The price that Unity will be paying for Weta Digital has already been disclosed: $1.625 billion in a cash/stock deal. The specifics of this combination are not yet being shared. That might sound awfully cheap for an acquisition of this magnitude - but do keep in mind that Unity is not getting everything. Here is exactly what will be part of the deal and what is not.

Unity will overtake:

1. Wetas engineering team of 275 people. The team responsible for building and maintaining the digital tools used in these productions. Note that this excludes Weta Digital's artistry team, which will instead become known as a separate entity called WetaFX.

2. A dozen of Wetas industry-leading tools. Here I have highlighted some of the more interesting ones:

  • Manuka: A specialized physically-based renderer that handles complexity, vast detail, and scale efficiently and quickly.

  • Gazebo: A real-time interactive renderer used for viewing in-progress work, pre-visualization, and motion capture workflows.

  • Barbershop: A tool suite for working with digital fur and hair to adjust growth patterns, grooming, and providing realistic dynamics.

  • Lumberjack: A digital tree creation toolset for providing vegetation, modeling, editing plant topology, and managing level of detail.

  • Loki: A physics-based simulation tool for water, smoke, hair, cloth, muscles, and plants that integrates deeply with other Weta tools.

  • Koru: An advanced rigging system optimized for multi-character performance that allows large-scale puppet control in near real-time.

manuka

As described in the image text which may be too small for you to read, a scene like this could easily have caused major memory problems with most other renderers - but Manuka handles the job.

3. A data platform for interoperable 3D art creation, that allows for hundreds of artists to work seamlessly together.

4. A library of high-quality assets that the new non-Unity WetaFX team will continue to accumulate in 'years to come'.

5. Joe Marks, current CTO of Weta will join Unity in the same role.
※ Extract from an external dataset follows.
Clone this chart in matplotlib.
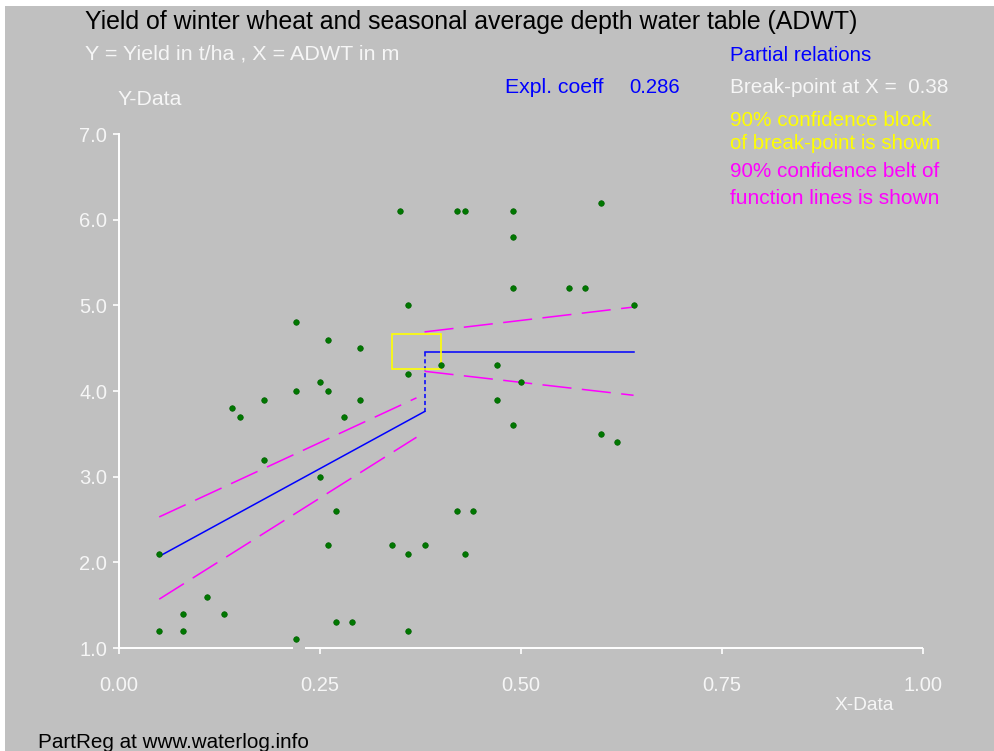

Prem Akkaraju, their current CEO will instead stay with WetaFX.

You can read a whole lot more about what Weta does and the tools they have created on its website but the key takeaway from all this is that Unity is not looking to create a VFX studio but instead looking to integrate these tools into its own software. Also, note that the new WetaFX is likely to be the largest customer/licenser of these tools going forward.

What Weta brings to Unity

With the acquisition, Unity will pursue bringing these next-level and proprietary tools to the masses. With Weta's world-class engineering team integrating into Unity's equally talented one, there is also potential for these tools to become much more than what they are today. If some of these tools are to be fully optimized for real-time applications like inside the core Unity engine itself that could mean a massive generational leap in visual fidelity.

“Weta Digital’s tools created unlimited possibilities for us to bring to life the worlds and creatures that originally lived in our imaginations,” Together, Unity and Weta Digital can create a pathway for any artist, from any industry, to be able to leverage these incredibly creative and powerful tools. Offering aspiring creatives access to Weta Digital’s technology will be nothing short of game changing and Unity is just the company to bring this vision to life.”

Sir Peter Jackson, Chairman & Co-founder of Weta Digital and acclaimed filmmaker.

The move also seems to point toward Unity turning more serious in challenging their main competitor of Epic Games - Unreal Engine still has many advantages over the Unity engine - especially when it comes to more complex hyper-realistic workflows. An area where Unreal has done particularly well has been in using the real-time graphic pipeline for film productions like what I described in my first post about Unity's potential future.

More aspiringly though Unity describes the acquisition to enable the next generation of RT3D (Real-time 3D Graphics) creativity and shape the future of the metaverse. While rather vaguely described in this context still, I do think the Metaverse will eventually be the major driving force of Unity going forward and the Weta deal could be the start of it. They will need more capable tools in order to support the vast requirements of a massive intertwined reality of sorts - but it does tie directly into what Unity does the best today: Providing a tool for cross-platform development and real-time graphics - and their future in that is even more exciting.

Disclaimer: I am not a financial advisor, the opinions expressed in this article are entirely my own – always invest at your own risk.